Millennials are becoming unhealthy as they get older, according to a new study conducted by the Blue Cross Blue Shield Association (BCBSA). The report also reveals the top 10 health conditions affecting millennials:
*Type 2 diabetes
* High cholesterol levels
* Tobacco use disorder
“While the top 10 conditions affecting millennials are not necessarily surprising, what is shocking is the prevalence rates for each of these conditions in millennials when compared to rates for previous generations,” Dr Vincent Nelson, vice president of medical affairs for the BCBSA, told a news portal. Adding, "Because significant health challenges are rising among millennials earlier than in previous generations, we must address these issues now."

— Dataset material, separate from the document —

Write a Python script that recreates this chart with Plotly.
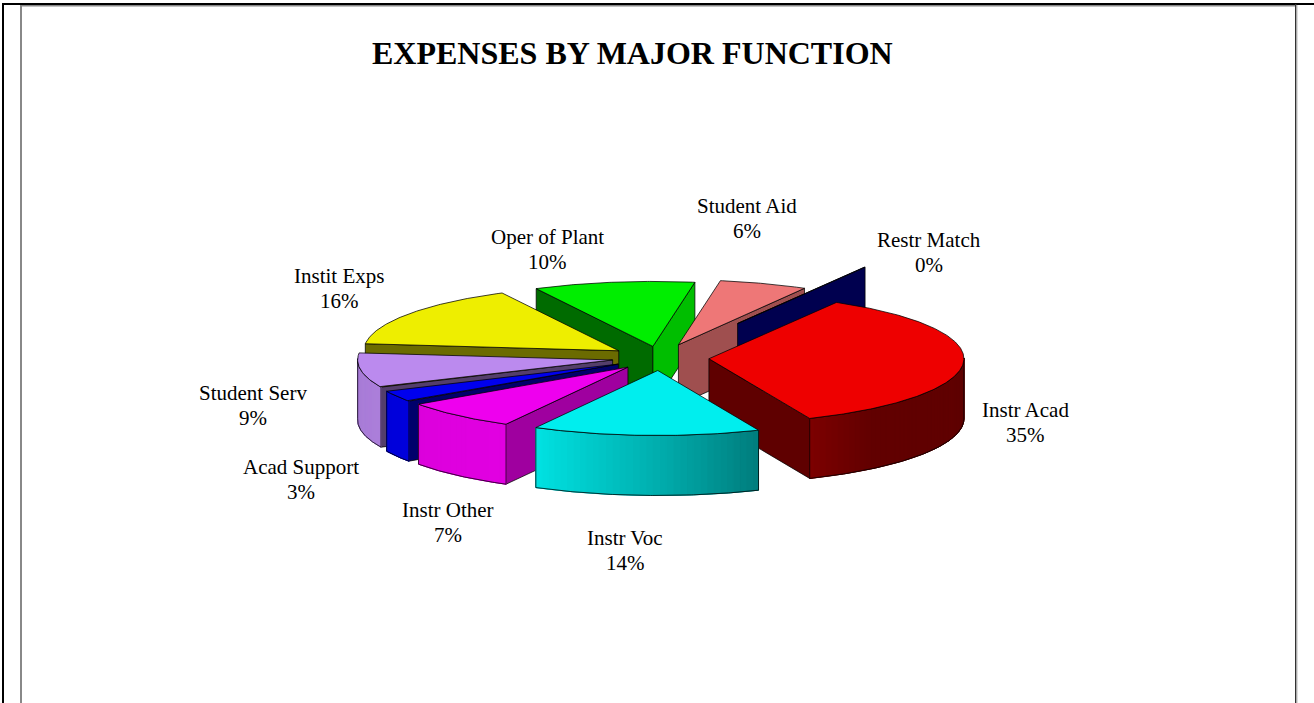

Researchers also found that behavioural health conditions affect millennials more than physical issues. “While we may be seeing moderate diagnosis impact across all generations for previously stigmatized behavioural health conditions, millennials are seeing higher growth in prevalence than either Gen X or baby boomers,” Nelson told a news portal.
Advances in technology and too much media could be some of the reasons millennials are getting affected by a vast range of health issues, according toDeborah Serani, a professor at Adelphi University. “Stories of terrorism, natural disasters, or catastrophes that were nonexistent generations ago, are now available around the clock,” Serani told a news portal. Adding, “Feelings of helplessness, hopelessness, and fear regarding these events permeated into the world of millennials either by witnessing such stories themselves. or through the contagious fear reactions from adults in their family circle.”
One thing Serani urges millennials to practice today is self-care to try an tackle these issues. “Self-care is a learned behaviour. It isn’t something that just occurs. [Millennials should] focus on [incorporating] self-care skills like mindfulness, good eating, healthy sleep, and exercise into their life not for the short run, but as a long-term commitment,” she told a news portal.
Nelson encourages people to be more open about their struggles to tackle mental health issues. “Nobody is immune to mental illness and substance use disorders. [Millennials] should learn the signs and symptoms of these disorders in themselves and their peers,” Dr Jonathan Avery, director of addiction psychiatry at New York-Presbyterian and Weill Cornell Medicine, told a news portal.